Let me begin at the end.
Theme: See if you can structure a lesson around a central idea, so that everything done in the class that day connects in a fundamental way.
Materials: whatever has to be gathered before the class in order to be able to run it. Drawing paper for example or what’s needed for a particular process. ( I keep chests at home as well as a shelf from which materials can be quickly gathered.)
Surreptitious Lesson: Usually an undisclosed motif, perhaps an extension of the theme, from the personal to the historic or shifting what ostensibly is one challenge but is really about another, more humanistic one. Or it may offer an unexpected turn into a fabulous lane of unexpected insight, maybe even a famous one.
Follow-up: What we used to call homework (or at-home work) but here less likely repetitive tasks and more likely research and prep for a presentation by the student who aims to word a statement that she believe applies.

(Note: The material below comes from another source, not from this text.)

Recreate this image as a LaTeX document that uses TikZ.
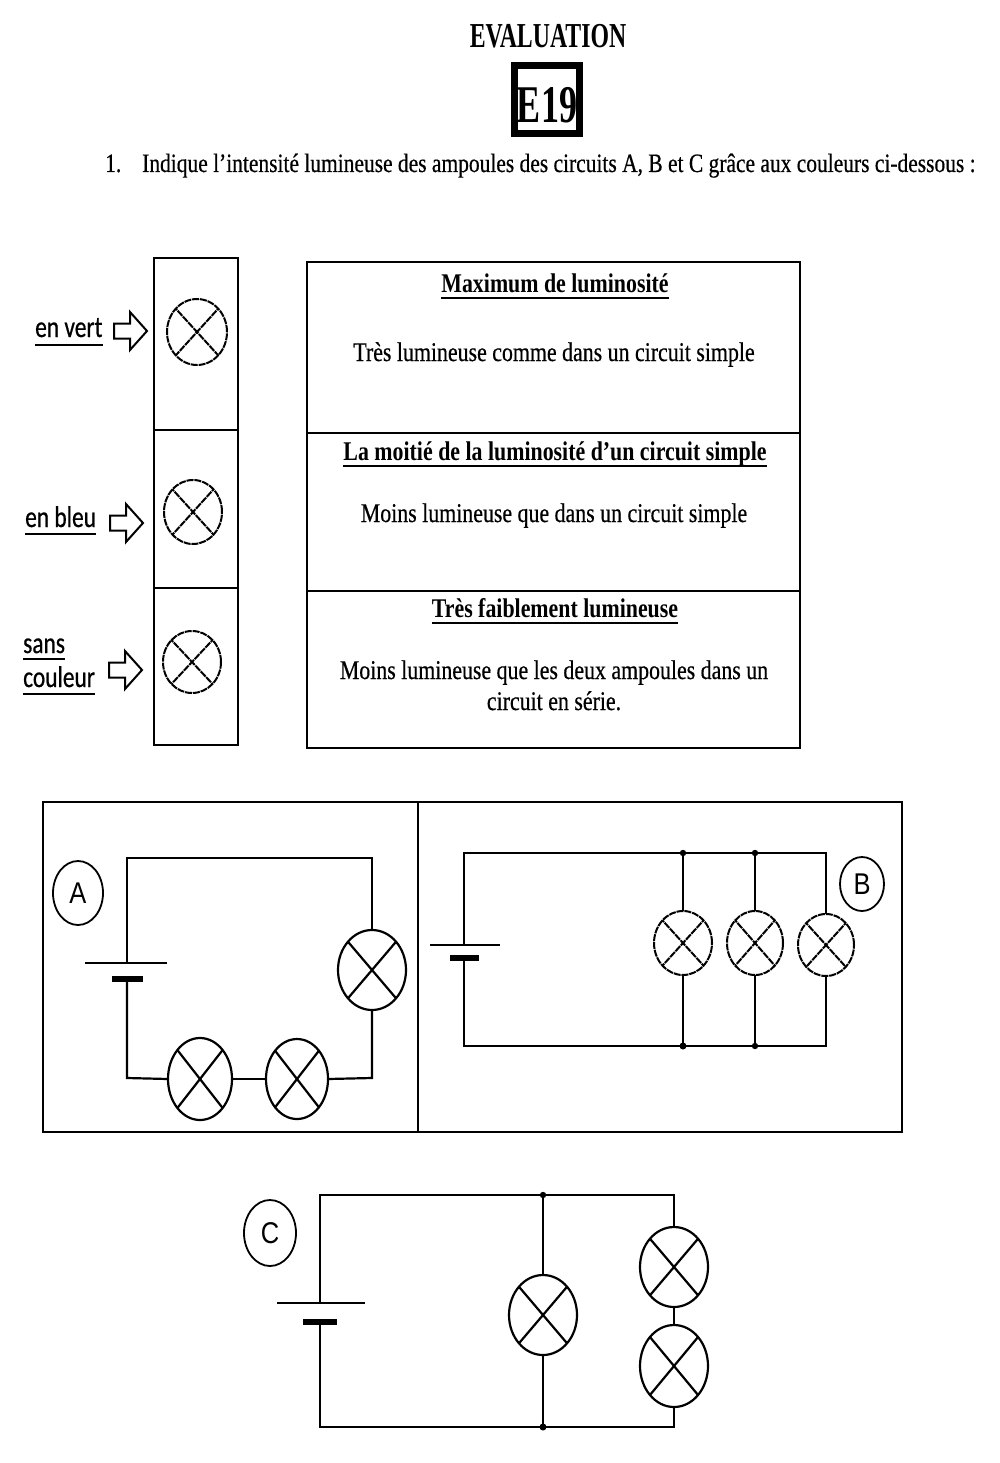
\documentclass[tikz,border=0pt]{standalone}
\usepackage{fontspec}
\setmainfont{Liberation Serif}
\newfontfamily\tnrfont[FakeStretch=0.81,FakeBold=0.5]{Liberation Serif}
\newfontfamily\tnbfont[FakeStretch=0.81]{Liberation Serif Bold}
\newfontfamily\ttlfont[FakeStretch=0.68]{Liberation Serif Bold}
\newfontfamily\calfont[FakeStretch=0.78,FakeBold=0.6]{Carlito}
\newfontfamily\lblfont[FakeStretch=0.85]{Liberation Sans}
\usetikzlibrary{shapes.geometric}
\begin{document}
\begin{tikzpicture}[x=1pt,y=-1pt,
  wire/.style={line width=2.2pt, line join=miter},
  frame/.style={line width=2pt},
  lamp/.style={ellipse, draw, line width=2.2pt, inner sep=0pt, outer sep=0pt,
    path picture={\draw[line width=2.2pt] (path picture bounding box.north west) -- (path picture bounding box.south east)
      (path picture bounding box.north east) -- (path picture bounding box.south west);}},
  dlamp/.style={ellipse, draw, line width=2pt, inner sep=0pt, outer sep=0pt, dash pattern=on 7pt off 0.9pt,
    path picture={\draw[line width=2pt, dash pattern=on 7pt off 0.9pt] (path picture bounding box.north west) -- (path picture bounding box.south east)
      (path picture bounding box.north east) -- (path picture bounding box.south west);}},
  plus/.style={line width=2.2pt},
  minus/.style={line width=5.5pt},
  clabel/.style={ellipse, draw, line width=1.8pt, inner sep=0pt, font=\lblfont\fontsize{30}{30}\selectfont},
  body/.style={inner sep=0pt, font=\tnrfont\fontsize{27}{30}\selectfont},
  head/.style={inner sep=0pt, font=\tnbfont\fontsize{27}{30}\selectfont},
  leg/.style={inner sep=0pt, anchor=base west, font=\calfont\fontsize{30}{30}\selectfont},
  uline/.style={line width=2pt},
  hollow/.style={line width=2pt, line join=miter},
  dot/.style={fill=black}
]
\useasboundingbox (0,0) rectangle (1000,1463);

% ---------- title ----------
\node[inner sep=0pt, anchor=base, font=\ttlfont\fontsize{35}{35}\selectfont] (ev) at (548,48) {EVALUATION};
\node[draw, line width=7pt, minimum width=65pt, minimum height=68pt, inner sep=0pt] (ebox) at (547,100) {};
\node[inner sep=0pt, anchor=base, font=\ttlfont\fontsize{53}{53}\selectfont] (e19) at (547,123) {E19};
\node[inner sep=0pt, anchor=base west, font=\tnrfont\fontsize{26.5}{30}\selectfont] (q1) at (105,172) {1.};
\node[inner sep=0pt, anchor=base west, font=\tnrfont\fontsize{26.5}{30}\selectfont] (q1t) at (142,172) {Indique l’intensité lumineuse des ampoules des circuits A, B et C grâce aux couleurs ci-dessous :};

% ---------- legend column ----------
\draw[frame] (154,258) rectangle (238,745);
\draw[frame] (154,430) -- (238,430);
\draw[frame] (154,588) -- (238,588);
\node[dlamp, minimum width=60pt, minimum height=66pt] (l1) at (197,332) {};
\node[dlamp, minimum width=58pt, minimum height=64pt] (l2) at (193,512) {};
\node[dlamp, minimum width=58pt, minimum height=62pt] (l3) at (192,662) {};

% arrows
\draw[hollow] (114,323.5) -- (130,323.5) -- (130,312) -- (147,331) -- (130,350) -- (130,338.5) -- (114,338.5) -- cycle;
\draw[hollow] (110,515.5) -- (126,515.5) -- (126,504) -- (143,523) -- (126,542) -- (126,530.5) -- (110,530.5) -- cycle;
\draw[hollow] (109,662.5) -- (125,662.5) -- (125,651) -- (142,670) -- (125,689) -- (125,677.5) -- (109,677.5) -- cycle;

% legend labels
\node[leg] (tv) at (35,337) {en vert};
\draw[uline] ([yshift=-8pt]tv.base west) -- ([yshift=-8pt]tv.base east);
\node[leg] (tb) at (25,527) {en bleu};
\draw[uline] ([yshift=-7pt]tb.base west) -- ([yshift=-7pt]tb.base east);
\node[leg] (ts) at (23,653) {sans};
\draw[uline] ([yshift=-6pt]ts.base west) -- ([yshift=-6pt]ts.base east);
\node[leg] (tc) at (23,687) {couleur};
\draw[uline] ([yshift=-7pt]tc.base west) -- ([yshift=-7pt]tc.base east);

% ---------- description box ----------
\draw[frame] (307,262) rectangle (800,748);
\draw[frame] (307,433) -- (800,433);
\draw[frame] (307,591) -- (800,591);
\node[head, anchor=base] (h1) at (555,292) {Maximum de luminosité};
\draw[uline] ([yshift=-6pt]h1.base west) -- ([yshift=-6pt]h1.base east);
\node[body, anchor=base] (d1) at (554,361) {Très lumineuse comme dans un circuit simple};
\node[head, anchor=base] (h2) at (555,460) {La moitié de la luminosité d’un circuit simple};
\draw[uline] ([yshift=-6pt]h2.base west) -- ([yshift=-6pt]h2.base east);
\node[body, anchor=base] (d2) at (554,522) {Moins lumineuse que dans un circuit simple};
\node[head, anchor=base] (h3) at (555,617) {Très faiblement lumineuse};
\draw[uline] ([yshift=-6pt]h3.base west) -- ([yshift=-6pt]h3.base east);
\node[body, anchor=base] (d3) at (554,679) {Moins lumineuse que les deux ampoules dans un};
\node[body, anchor=base] (d4) at (554,710) {circuit en série.};

% ---------- circuits A and B frame ----------
\draw[frame] (43,802) rectangle (902,1132);
\draw[frame] (418,802) -- (418,1132);

% ---------- circuit A ----------
\node[clabel, minimum width=50pt, minimum height=64pt] (labA) at (78,893) {A};
\node[lamp, minimum width=68pt, minimum height=80pt] (a3) at (372,970) {};
\node[lamp, minimum width=64pt, minimum height=82pt] (a1) at (200,1079) {};
\node[lamp, minimum width=62pt, minimum height=80pt] (a2) at (297,1079) {};
\coordinate (aP) at (127,963);
\coordinate (aN) at (127,979);
\coordinate (aTL) at (127,858);
\coordinate (aTR) at (372,858);
\coordinate (aBL) at (127,1078);
\coordinate (aBR) at (372,1078);
\draw[wire] (aP) -- (aTL) -- (aTR) -- (a3.north);
\draw[wire] (aN) -- (aBL) -- (a1.west);
\draw[wire] (a1.east) -- (a2.west);
\draw[wire] (a2.east) -- (aBR) -- (a3.south);
\draw[plus] ([xshift=-42pt]aP) -- ([xshift=40pt]aP);
\draw[minus] ([xshift=-15pt]aN) -- ([xshift=16pt]aN);

% ---------- circuit B ----------
\node[clabel, minimum width=44pt, minimum height=54pt] (labB) at (862,884) {B};
\node[dlamp, minimum width=58pt, minimum height=64pt] (b1) at (683,943) {};
\node[dlamp, minimum width=56pt, minimum height=64pt] (b2) at (755,943) {};
\node[dlamp, minimum width=56pt, minimum height=62pt] (b3) at (826,945) {};
\coordinate (bP) at (464,945);
\coordinate (bN) at (464,958);
\coordinate (bTL) at (464,853);
\coordinate (bJ1) at (683,853);
\coordinate (bJ2) at (755,853);
\coordinate (bTR) at (826,853);
\coordinate (bBL) at (464,1046);
\coordinate (bK1) at (683,1046);
\coordinate (bK2) at (755,1046);
\coordinate (bBR) at (826,1046);
\draw[wire] (bP) -- (bTL) -- (bJ1) -- (bJ2) -- (bTR) -- (b3.north);
\draw[wire] (bJ1) -- (b1.north);
\draw[wire] (bJ2) -- (b2.north);
\draw[wire] (bN) -- (bBL) -- (bK1) -- (bK2) -- (bBR) -- (b3.south);
\draw[wire] (bK1) -- (b1.south);
\draw[wire] (bK2) -- (b2.south);
\draw[plus] ([xshift=-34pt]bP) -- ([xshift=36pt]bP);
\draw[minus] ([xshift=-14pt]bN) -- ([xshift=15pt]bN);
\fill[dot] (bJ1) circle (3.2pt) (bJ2) circle (3.2pt) (bK1) circle (3.5pt) (bK2) circle (3.2pt);

% ---------- circuit C ----------
\node[clabel, minimum width=52pt, minimum height=66pt] (labC) at (270,1233) {C};
\node[lamp, minimum width=68pt, minimum height=80pt] (c1) at (543,1315) {};
\node[lamp, minimum width=68pt, minimum height=80pt] (c2) at (674,1267) {};
\node[lamp, minimum width=68pt, minimum height=82pt] (c3) at (674,1366) {};
\coordinate (cP) at (320,1303);
\coordinate (cN) at (320,1322);
\coordinate (cTL) at (320,1195);
\coordinate (cJ) at (543,1195);
\coordinate (cTR) at (674,1195);
\coordinate (cBL) at (320,1427);
\coordinate (cK) at (543,1427);
\coordinate (cBR) at (674,1427);
\draw[wire] (cP) -- (cTL) -- (cJ) -- (cTR) -- (c2.north);
\draw[wire] (cJ) -- (c1.north);
\draw[wire] (c2.south) -- (c3.north);
\draw[wire] (cN) -- (cBL) -- (cK) -- (cBR) -- (c3.south);
\draw[wire] (cK) -- (c1.south);
\draw[plus] ([xshift=-43pt]cP) -- ([xshift=45pt]cP);
\draw[minus] ([xshift=-17pt]cN) -- ([xshift=17pt]cN);
\fill[dot] (cJ) circle (3.2pt) (cK) circle (3.5pt);
\end{tikzpicture}
\end{document}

It may also require a student to travel to something close by. On the Composition level designed by most colleges for improved writing, I used it to encourage learning about the town and the campus.
With this work clearly in mind, you are ready to begin your construction of the daily lesson.
Be careful to rotate presentation with some activity in which the student is active. I will call this experiential though in practice I’m including in-class writing, drawing, and notes not of the lecture but as a preparation for organizing students’ own thoughts. (Note: during class a student may have trouble saying what he’s trying to say. I made it expressly acceptible for a student to organize his ideas and try again later.)
Processes aim to be dynamic and interesting. Whatever the activity in some way it applies the intellectual ideas addressed in the presentation through learner-active decision-making tasks. Sometimes the process comes first, and discussion, reflection and presentation later.
The vertical line is a time line indicating what is expected to come next as you proceed down the page.
How many rotations depend on the age and sophistication of the learner group. I found that in High School more rotations were necessary to keep the class engaged, while at the University students added sophistication and diversity and consequently lengthened the time spent on each.